-- start Material provided --
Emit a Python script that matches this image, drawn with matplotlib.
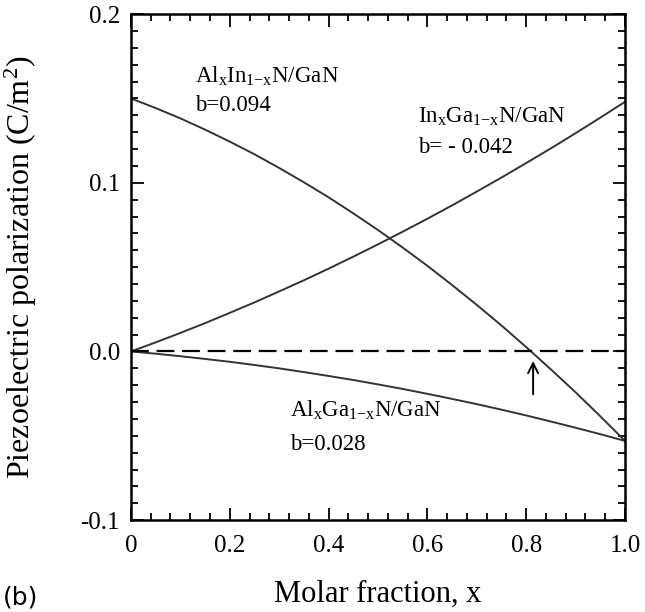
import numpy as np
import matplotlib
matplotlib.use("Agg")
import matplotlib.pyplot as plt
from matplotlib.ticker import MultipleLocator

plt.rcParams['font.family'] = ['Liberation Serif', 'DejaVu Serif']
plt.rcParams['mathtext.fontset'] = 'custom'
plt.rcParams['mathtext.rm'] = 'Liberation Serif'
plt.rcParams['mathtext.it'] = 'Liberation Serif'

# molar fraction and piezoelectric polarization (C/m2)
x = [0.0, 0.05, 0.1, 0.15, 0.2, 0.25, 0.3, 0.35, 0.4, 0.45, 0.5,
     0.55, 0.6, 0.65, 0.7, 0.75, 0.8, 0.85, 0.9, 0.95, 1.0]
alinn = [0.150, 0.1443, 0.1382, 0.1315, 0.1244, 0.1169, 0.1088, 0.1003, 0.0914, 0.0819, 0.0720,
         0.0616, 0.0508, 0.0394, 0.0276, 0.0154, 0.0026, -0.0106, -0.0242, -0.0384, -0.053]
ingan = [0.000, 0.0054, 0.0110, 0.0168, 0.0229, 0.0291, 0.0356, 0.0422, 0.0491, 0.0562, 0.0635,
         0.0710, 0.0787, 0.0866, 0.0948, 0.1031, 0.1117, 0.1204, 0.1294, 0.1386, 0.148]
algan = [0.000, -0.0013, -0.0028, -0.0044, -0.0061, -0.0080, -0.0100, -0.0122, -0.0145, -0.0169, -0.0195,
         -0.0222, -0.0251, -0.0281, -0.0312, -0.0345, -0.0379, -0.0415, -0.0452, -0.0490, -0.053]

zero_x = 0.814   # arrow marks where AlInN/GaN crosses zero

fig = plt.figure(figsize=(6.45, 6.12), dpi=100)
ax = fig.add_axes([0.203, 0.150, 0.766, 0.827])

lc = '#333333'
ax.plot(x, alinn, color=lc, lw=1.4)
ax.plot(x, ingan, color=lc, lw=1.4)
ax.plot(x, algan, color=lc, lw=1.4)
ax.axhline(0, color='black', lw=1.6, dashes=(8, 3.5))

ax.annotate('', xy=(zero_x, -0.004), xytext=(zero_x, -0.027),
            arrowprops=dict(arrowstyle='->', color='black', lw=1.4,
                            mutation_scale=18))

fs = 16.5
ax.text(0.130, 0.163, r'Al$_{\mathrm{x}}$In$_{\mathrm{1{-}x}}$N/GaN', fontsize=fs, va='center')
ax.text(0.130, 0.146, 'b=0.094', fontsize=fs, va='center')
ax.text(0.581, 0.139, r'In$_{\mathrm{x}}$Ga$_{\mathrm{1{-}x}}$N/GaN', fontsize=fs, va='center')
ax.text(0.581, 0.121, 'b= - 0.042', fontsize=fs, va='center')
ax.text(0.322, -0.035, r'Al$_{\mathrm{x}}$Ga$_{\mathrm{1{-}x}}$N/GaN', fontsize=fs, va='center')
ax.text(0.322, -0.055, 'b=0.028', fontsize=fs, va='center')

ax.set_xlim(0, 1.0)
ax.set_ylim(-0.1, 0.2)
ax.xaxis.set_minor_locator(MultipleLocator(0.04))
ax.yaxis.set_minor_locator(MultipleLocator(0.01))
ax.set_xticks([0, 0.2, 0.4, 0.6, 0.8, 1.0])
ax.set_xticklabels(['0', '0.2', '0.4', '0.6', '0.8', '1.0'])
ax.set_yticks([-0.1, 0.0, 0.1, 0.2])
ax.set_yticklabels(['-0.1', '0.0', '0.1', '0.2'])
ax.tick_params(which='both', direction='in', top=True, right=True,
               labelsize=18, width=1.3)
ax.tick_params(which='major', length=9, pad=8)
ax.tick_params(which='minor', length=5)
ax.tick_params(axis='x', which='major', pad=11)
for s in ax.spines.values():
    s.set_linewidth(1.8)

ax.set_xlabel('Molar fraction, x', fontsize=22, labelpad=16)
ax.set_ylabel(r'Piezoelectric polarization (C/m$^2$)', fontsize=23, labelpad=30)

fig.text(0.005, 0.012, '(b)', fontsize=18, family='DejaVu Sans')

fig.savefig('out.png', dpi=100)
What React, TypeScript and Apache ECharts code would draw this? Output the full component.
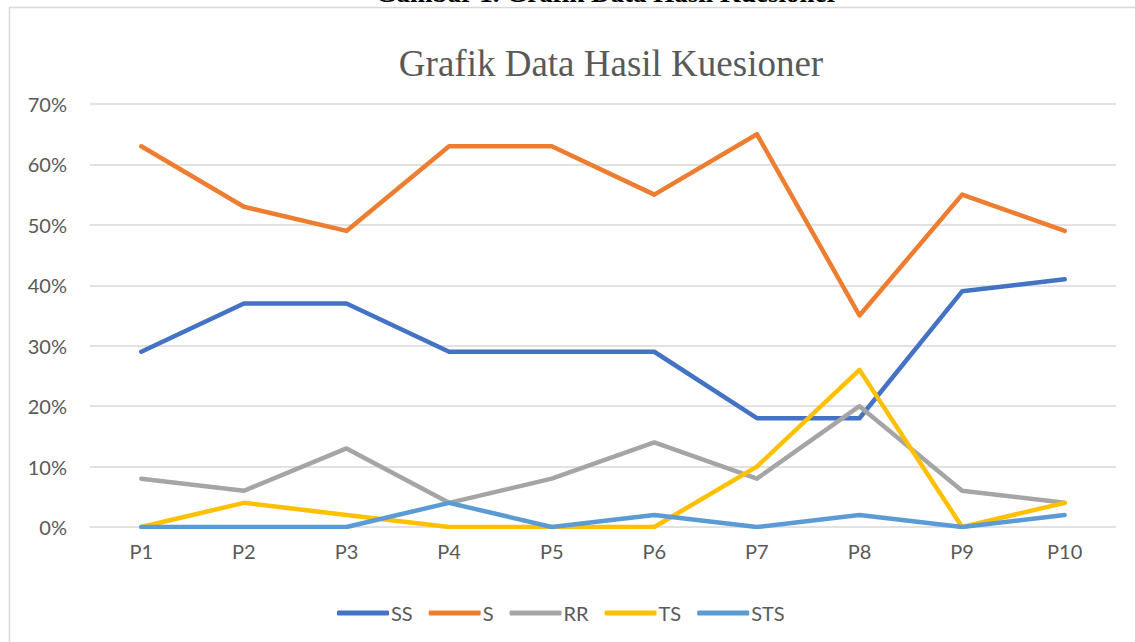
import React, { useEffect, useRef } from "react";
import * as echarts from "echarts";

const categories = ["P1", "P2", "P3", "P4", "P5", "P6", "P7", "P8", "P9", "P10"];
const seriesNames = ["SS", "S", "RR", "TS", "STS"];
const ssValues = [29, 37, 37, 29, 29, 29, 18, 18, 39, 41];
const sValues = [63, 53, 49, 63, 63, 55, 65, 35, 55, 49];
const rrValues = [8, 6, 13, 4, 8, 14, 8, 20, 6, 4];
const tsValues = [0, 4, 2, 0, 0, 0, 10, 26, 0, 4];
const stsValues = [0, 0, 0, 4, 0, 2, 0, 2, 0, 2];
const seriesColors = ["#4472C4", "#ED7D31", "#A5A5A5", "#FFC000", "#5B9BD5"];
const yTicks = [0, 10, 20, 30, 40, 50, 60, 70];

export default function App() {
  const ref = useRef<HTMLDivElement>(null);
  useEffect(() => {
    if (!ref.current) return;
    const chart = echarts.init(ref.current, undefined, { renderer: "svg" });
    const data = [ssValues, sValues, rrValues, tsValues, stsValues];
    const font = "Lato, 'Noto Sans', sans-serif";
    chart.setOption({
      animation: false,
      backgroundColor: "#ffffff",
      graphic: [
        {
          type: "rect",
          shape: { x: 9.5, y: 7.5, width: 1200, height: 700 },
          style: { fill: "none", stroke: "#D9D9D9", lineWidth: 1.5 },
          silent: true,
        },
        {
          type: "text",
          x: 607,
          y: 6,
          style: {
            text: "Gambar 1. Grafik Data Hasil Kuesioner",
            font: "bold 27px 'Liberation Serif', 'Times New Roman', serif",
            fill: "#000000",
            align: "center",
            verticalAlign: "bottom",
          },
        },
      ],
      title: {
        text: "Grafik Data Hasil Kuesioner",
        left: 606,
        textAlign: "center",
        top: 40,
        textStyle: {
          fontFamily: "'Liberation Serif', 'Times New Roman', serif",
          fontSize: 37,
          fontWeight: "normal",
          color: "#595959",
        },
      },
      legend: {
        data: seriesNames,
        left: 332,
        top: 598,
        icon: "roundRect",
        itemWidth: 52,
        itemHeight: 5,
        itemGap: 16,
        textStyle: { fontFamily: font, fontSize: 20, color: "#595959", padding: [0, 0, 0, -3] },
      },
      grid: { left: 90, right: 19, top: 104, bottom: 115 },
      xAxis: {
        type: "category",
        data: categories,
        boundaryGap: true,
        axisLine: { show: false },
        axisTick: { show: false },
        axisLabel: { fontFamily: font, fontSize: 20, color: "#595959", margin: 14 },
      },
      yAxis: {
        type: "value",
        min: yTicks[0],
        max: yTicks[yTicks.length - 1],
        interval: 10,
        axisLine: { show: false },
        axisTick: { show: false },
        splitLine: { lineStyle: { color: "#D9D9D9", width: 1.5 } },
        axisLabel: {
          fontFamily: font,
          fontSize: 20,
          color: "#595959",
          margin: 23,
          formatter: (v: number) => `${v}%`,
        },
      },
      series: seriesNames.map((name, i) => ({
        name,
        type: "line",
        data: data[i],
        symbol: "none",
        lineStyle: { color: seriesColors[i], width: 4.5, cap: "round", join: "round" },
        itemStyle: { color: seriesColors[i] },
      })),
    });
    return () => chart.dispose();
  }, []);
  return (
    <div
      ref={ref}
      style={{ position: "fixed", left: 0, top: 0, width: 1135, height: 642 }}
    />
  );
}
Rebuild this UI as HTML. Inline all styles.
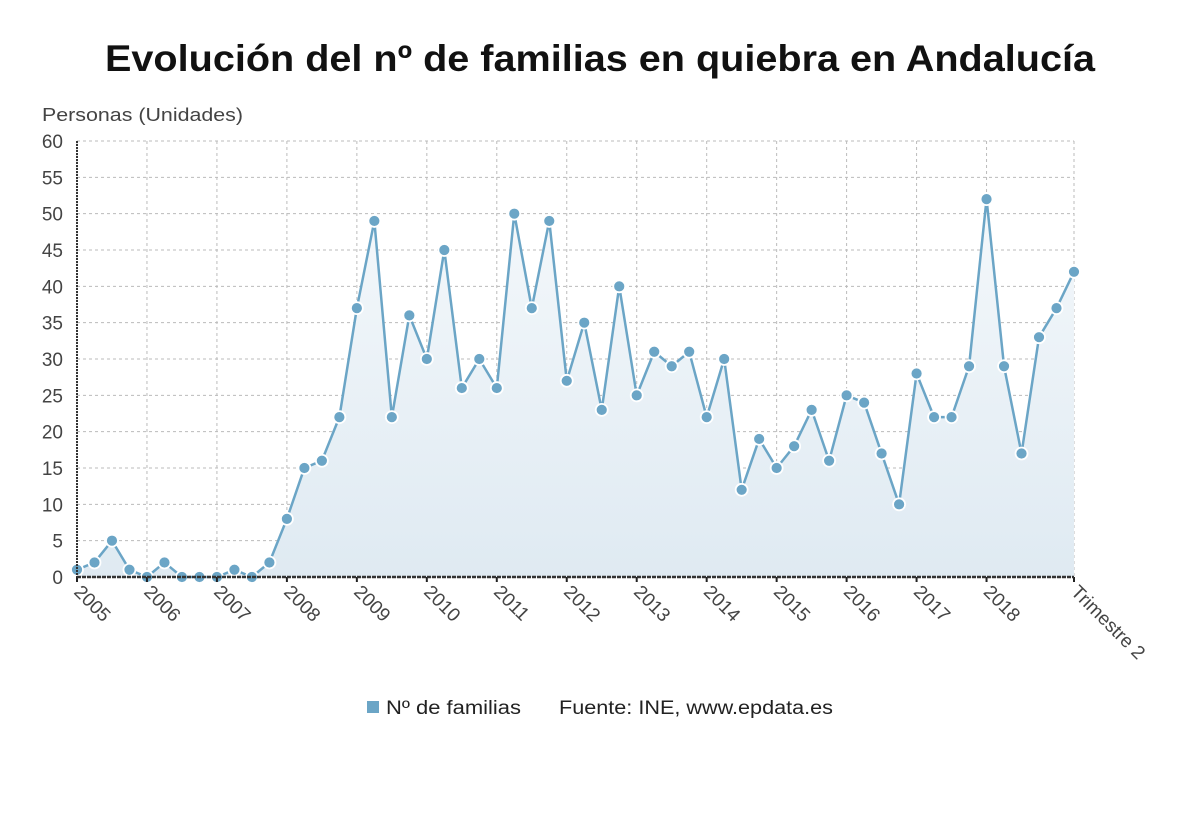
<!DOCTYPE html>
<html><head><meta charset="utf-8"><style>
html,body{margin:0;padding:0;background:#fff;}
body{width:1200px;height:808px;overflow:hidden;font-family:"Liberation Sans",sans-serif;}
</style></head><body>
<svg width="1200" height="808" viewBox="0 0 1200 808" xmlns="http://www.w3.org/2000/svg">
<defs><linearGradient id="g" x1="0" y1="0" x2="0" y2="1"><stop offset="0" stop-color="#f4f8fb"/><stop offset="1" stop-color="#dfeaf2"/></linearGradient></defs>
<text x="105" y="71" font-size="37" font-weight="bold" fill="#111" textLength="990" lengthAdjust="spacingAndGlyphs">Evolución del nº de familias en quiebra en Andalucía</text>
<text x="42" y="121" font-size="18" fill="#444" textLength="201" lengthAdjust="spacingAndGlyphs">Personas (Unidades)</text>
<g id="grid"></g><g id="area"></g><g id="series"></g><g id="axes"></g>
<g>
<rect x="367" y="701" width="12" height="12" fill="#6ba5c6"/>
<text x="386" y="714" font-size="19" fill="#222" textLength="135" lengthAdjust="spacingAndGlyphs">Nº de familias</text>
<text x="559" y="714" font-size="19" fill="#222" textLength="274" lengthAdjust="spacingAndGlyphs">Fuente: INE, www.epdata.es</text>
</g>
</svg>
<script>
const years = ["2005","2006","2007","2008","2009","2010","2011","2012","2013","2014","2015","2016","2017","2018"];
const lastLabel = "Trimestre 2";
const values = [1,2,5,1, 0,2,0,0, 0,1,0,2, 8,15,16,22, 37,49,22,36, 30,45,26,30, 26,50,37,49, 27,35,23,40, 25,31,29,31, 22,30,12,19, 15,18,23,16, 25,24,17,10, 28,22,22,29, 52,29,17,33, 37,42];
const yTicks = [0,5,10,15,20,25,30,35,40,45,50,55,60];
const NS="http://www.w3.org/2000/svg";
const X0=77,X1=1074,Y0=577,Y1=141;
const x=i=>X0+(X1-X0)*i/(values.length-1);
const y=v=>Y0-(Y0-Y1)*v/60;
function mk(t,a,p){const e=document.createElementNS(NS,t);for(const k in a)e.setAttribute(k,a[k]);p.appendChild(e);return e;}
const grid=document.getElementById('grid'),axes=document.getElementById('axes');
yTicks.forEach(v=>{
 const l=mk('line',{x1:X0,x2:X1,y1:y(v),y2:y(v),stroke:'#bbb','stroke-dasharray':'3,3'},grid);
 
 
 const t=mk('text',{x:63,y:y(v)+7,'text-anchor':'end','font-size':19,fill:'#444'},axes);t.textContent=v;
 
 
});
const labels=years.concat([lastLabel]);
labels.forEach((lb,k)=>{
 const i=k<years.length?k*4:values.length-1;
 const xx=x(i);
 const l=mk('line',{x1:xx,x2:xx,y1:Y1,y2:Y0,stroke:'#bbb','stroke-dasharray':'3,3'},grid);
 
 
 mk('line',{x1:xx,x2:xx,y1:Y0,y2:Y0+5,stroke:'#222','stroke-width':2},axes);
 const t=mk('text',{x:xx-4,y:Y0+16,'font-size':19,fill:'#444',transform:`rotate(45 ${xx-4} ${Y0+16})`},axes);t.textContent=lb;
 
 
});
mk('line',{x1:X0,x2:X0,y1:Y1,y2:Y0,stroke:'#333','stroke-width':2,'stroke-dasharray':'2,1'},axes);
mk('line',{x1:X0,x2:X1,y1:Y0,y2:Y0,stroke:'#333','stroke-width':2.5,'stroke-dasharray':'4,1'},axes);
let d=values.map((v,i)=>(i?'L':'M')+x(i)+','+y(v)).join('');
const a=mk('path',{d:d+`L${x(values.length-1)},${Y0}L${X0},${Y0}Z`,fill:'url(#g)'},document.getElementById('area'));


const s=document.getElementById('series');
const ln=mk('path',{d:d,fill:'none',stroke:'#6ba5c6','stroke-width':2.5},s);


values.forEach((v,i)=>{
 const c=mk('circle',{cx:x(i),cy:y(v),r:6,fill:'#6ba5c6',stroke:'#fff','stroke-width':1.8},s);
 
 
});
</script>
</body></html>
-- end Material provided --
- [Task requirements] Any pictures should be left out. Reproduce every line from the one holding "What React, TypeScript" down to the one holding "const yTicks = [0, 10, 20, 30, 40, 50, 60, 70];", both of those lines included.

- [Worked solution]
What React, TypeScript and Apache ECharts code would draw this? Output the full component.
import React, { useEffect, useRef } from "react";
import * as echarts from "echarts";

const categories = ["P1", "P2", "P3", "P4", "P5", "P6", "P7", "P8", "P9", "P10"];
const seriesNames = ["SS", "S", "RR", "TS", "STS"];
const ssValues = [29, 37, 37, 29, 29, 29, 18, 18, 39, 41];
const sValues = [63, 53, 49, 63, 63, 55, 65, 35, 55, 49];
const rrValues = [8, 6, 13, 4, 8, 14, 8, 20, 6, 4];
const tsValues = [0, 4, 2, 0, 0, 0, 10, 26, 0, 4];
const stsValues = [0, 0, 0, 4, 0, 2, 0, 2, 0, 2];
const seriesColors = ["#4472C4", "#ED7D31", "#A5A5A5", "#FFC000", "#5B9BD5"];
const yTicks = [0, 10, 20, 30, 40, 50, 60, 70];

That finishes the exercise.